Laboratory Health Profiles
of Desert Tortoises in the Mojave Desert:
A Model for Health Status Evaluation of Chelonian Populations
P L E N A R Y L E C T U R E
MARY M. CHRISTOPHER,1 KEN A. NAGY,2
IAN WALLIS,3 JAMES K. KLAASSEN,2 AND KRISTIN H. BERRY 4
1 University of CaliforniaDavis, Davis, CA 95616 USA
2 University of California, Los Angeles, CA 90024, USA
3APL Laboratories, Las Vegas, NV 89119, USA
4 U.S. Geological Survey, Biological Resources Division, Riverside, CA 92507-0714, USA
ABSTRACT: Survival of the desert tortoise, Gopherus agassizii, in todays world depends upon its ability to adapt to drought, habitat loss, competition for forage, and our ability to detect and eradicate diseases such as mycoplasmosis. In 1989, the Bureau of Land Management instituted a Laboratory and Health Profile Research Program designed to analyze and interpret laboratory and health data from free-ranging desert tortoises over a 35 year period. The goals of this program were to establish reference ranges under a variety of environmental and physiological conditions, to differentiate physiologic and pathologic changes, and to assess the utility of specific laboratory tests for evaluating desert tortoise health. Between 1989 and 1992 blood samples were obtained for hematological and biochemical profiles from tortoises at three sites in the Mojave Desert of California. Physical examinations, nasal cultures, and serology for Mycoplasma agassizii were also performed and interpreted in conjunction with changes in laboratory data.

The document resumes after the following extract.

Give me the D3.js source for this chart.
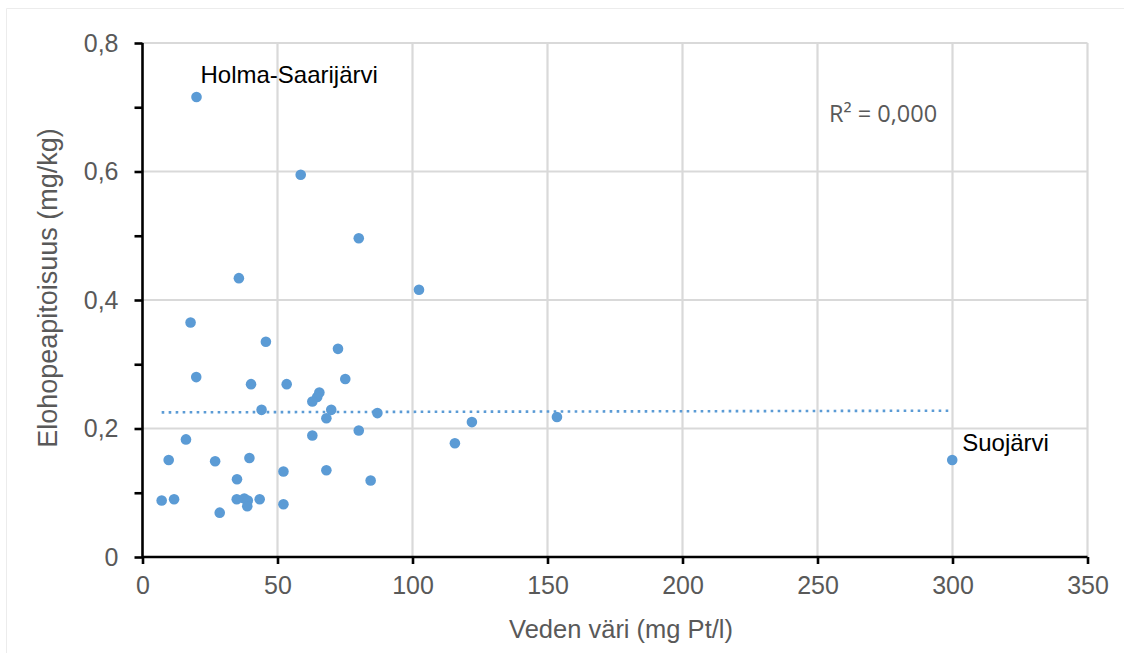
<!DOCTYPE html>
<html>
<head>
<meta charset="utf-8">
<script src="https://cdn.jsdelivr.net/npm/d3@7"></script>
<style>
  html, body { margin: 0; padding: 0; background: #fff; }
  svg { display: block; }
</style>
</head>
<body>
<svg id="chart" width="1124" height="653"></svg>
<script>
// ---- data ----
const colorValues = [20.0, 58.6, 80.1, 35.7, 102.4, 17.8, 45.7, 72.4, 19.9, 75.1,
  40.2, 53.4, 65.5, 64.7, 62.9, 44.1, 69.9, 87.0, 68.1, 80.1,
  62.9, 16.1, 9.7, 26.9, 39.6, 68.1, 52.2, 35.0, 84.5, 7.1,
  11.7, 34.9, 37.7, 39.0, 38.8, 43.4, 52.2, 28.6, 115.7, 122.0,
  153.5, 299.9];
const mercuryValues = [0.716, 0.595, 0.496, 0.434, 0.416, 0.365, 0.335, 0.324, 0.280, 0.277,
  0.269, 0.269, 0.256, 0.249, 0.242, 0.229, 0.229, 0.224, 0.216, 0.197,
  0.189, 0.183, 0.151, 0.149, 0.154, 0.135, 0.133, 0.121, 0.119, 0.088,
  0.090, 0.090, 0.091, 0.088, 0.079, 0.090, 0.082, 0.069, 0.177, 0.210,
  0.218, 0.151];
const labelNames = ["Holma-Saarijärvi", "Suojärvi"];
const labelIndex = [0, 41];
const xTicks = [0, 50, 100, 150, 200, 250, 300, 350];
const yTicks = [0, 0.2, 0.4, 0.6, 0.8];
const yMinorTicks = [0, 0.1, 0.2, 0.3, 0.4, 0.5, 0.6, 0.7, 0.8];
const xTitle = "Veden väri (mg Pt/l)";
const yTitle = "Elohopeapitoisuus  (mg/kg)";
const r2Text = "R² = 0,000";

(function () {
// ---- layout ----
const svg = d3.select("#chart");
const pLeft = 142.5, pRight = 1087.5, pTop = 43, pBottom = 557;
const x = d3.scaleLinear().domain([0, 350]).range([pLeft, pRight]);
const y = d3.scaleLinear().domain([0, 0.8]).range([pBottom, pTop]);
const tickFmt = d => d === 0 ? "0" : d3.format(".1f")(d).replace(".", ",");
const font = "'Liberation Sans', Arial, sans-serif";
const textGrey = "#595959";
const blue = "#5B9BD5";

// outer frame (faint)
svg.append("line").attr("x1", 6.5).attr("x2", 1124).attr("y1", 8.5).attr("y2", 8.5)
  .attr("stroke", "#ececec").attr("stroke-width", 1);
svg.append("line").attr("x1", 6.5).attr("x2", 6.5).attr("y1", 8.5).attr("y2", 653)
  .attr("stroke", "#ececec").attr("stroke-width", 1);

// gridlines
const grid = svg.append("g");
grid.selectAll(".gx").data(xTicks.filter(d => d > 0)).join("line")
  .attr("x1", d => x(d)).attr("x2", d => x(d)).attr("y1", pTop).attr("y2", pBottom)
  .attr("stroke", "#d9d9d9").attr("stroke-width", 2.2);
grid.selectAll(".gy").data(yTicks.filter(d => d > 0)).join("line")
  .attr("x1", pLeft).attr("x2", pRight).attr("y1", d => y(d)).attr("y2", d => y(d))
  .attr("stroke", "#d9d9d9").attr("stroke-width", 2.2);

// axes
const xAxis = d3.axisBottom(x).tickValues(xTicks).tickSize(7).tickPadding(12).tickFormat(d => d);
const gx = svg.append("g").attr("transform", `translate(0,${pBottom})`).call(xAxis);
gx.select(".domain").attr("stroke", "#000").attr("stroke-width", 2.6).attr("d", `M${pLeft},0H${pRight}`);
gx.selectAll(".tick line").attr("stroke", "#000").attr("stroke-width", 2.6);
gx.selectAll(".tick text").attr("fill", textGrey).style("font-family", font).style("font-size", "25px");

const yAxisMinor = d3.axisLeft(y).tickValues(yMinorTicks).tickSize(8).tickFormat("");
const gyMinor = svg.append("g").attr("transform", `translate(${pLeft},0)`).call(yAxisMinor);
gyMinor.select(".domain").attr("stroke", "#000").attr("stroke-width", 2.6).attr("d", `M0,${pTop}V${pBottom}`);
gyMinor.selectAll(".tick line").attr("stroke", "#000").attr("stroke-width", 2.6);

const yAxis = d3.axisLeft(y).tickValues(yTicks).tickSize(0).tickPadding(24).tickFormat(tickFmt);
const gy = svg.append("g").attr("transform", `translate(${pLeft},0)`).call(yAxis);
gy.select(".domain").remove();
gy.selectAll(".tick text").attr("fill", textGrey).style("font-family", font).style("font-size", "25px");

// trendline (least squares)
const n = colorValues.length;
const mx = d3.mean(colorValues), my = d3.mean(mercuryValues);
let sxy = 0, sxx = 0;
for (let i = 0; i < n; i++) { sxy += (colorValues[i] - mx) * (mercuryValues[i] - my); sxx += (colorValues[i] - mx) ** 2; }
const slope = sxy / sxx, intercept = my - slope * mx;
const [xmin, xmax] = d3.extent(colorValues);
const trend = [xmin, xmax].map(v => [v, intercept + slope * v]);
svg.append("path").datum(trend)
  .attr("d", d3.line().x(d => x(d[0])).y(d => y(d[1])))
  .attr("fill", "none").attr("stroke", blue).attr("stroke-width", 2.6)
  .attr("stroke-dasharray", "2.6,4.4");

// points
const pts = d3.range(n).map(i => ({ cx: colorValues[i], cy: mercuryValues[i] }));
svg.append("g").selectAll("circle").data(pts).join("circle")
  .attr("cx", d => x(d.cx)).attr("cy", d => y(d.cy)).attr("r", 5.3)
  .attr("fill", blue);

// point labels
svg.append("text").attr("x", x(colorValues[labelIndex[0]]) + 4).attr("y", y(mercuryValues[labelIndex[0]]) - 14)
  .text(labelNames[0]).attr("fill", "#000").style("font-family", font).style("font-size", "24px");
svg.append("text").attr("x", x(colorValues[labelIndex[1]]) + 10).attr("y", y(mercuryValues[labelIndex[1]]) - 9)
  .text(labelNames[1]).attr("fill", "#000").style("font-family", font).style("font-size", "24px");

// R² text
svg.append("text").attr("x", 829).attr("y", 122).text(r2Text)
  .attr("fill", textGrey).style("font-family", "'Open Sans', 'Liberation Sans', sans-serif").style("font-size", "23.5px");

// axis titles
svg.append("text").attr("x", 621).attr("y", 638).attr("text-anchor", "middle").text(xTitle)
  .attr("fill", textGrey).style("font-family", font).style("font-size", "25.5px");
svg.append("text").attr("transform", `translate(57,${288})rotate(-90)`).attr("text-anchor", "middle").text(yTitle)
  .attr("fill", textGrey).style("font-family", font).style("font-size", "27px");
})();
</script>
</body>
</html>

The first year of the program was a trial during which sampling protocols, test parameters, methodology, and data formats were optimized. Consistent data that permitted year-to-year comparisons were obtained between 1990 and 1992. Significant differences were observed in several parameters between male and female tortoises. Marked seasonal differences were observed in association with hibernation, rainfall, and dietary intake. Urea nitrogen was the best overall indicator of hydration status. Marked elevations in blood urea nitrogen occurred during a drought year and were associated with significant mortality in tortoises at one study site. Plasma iron, glucose, and total protein values were good longitudinal indicators of nutritional status, and values were often lower in tortoises serologically positive for M. agassizii. Individual tortoises showed laboratory and physical evidence for anemia, renal failure, and inflammatory disease. These results support the need for baseline laboratory and health data to assess the effects of environmental degradation, physiological changes, and disease exposure, as well as to monitor both immediate and long-term changes in population health.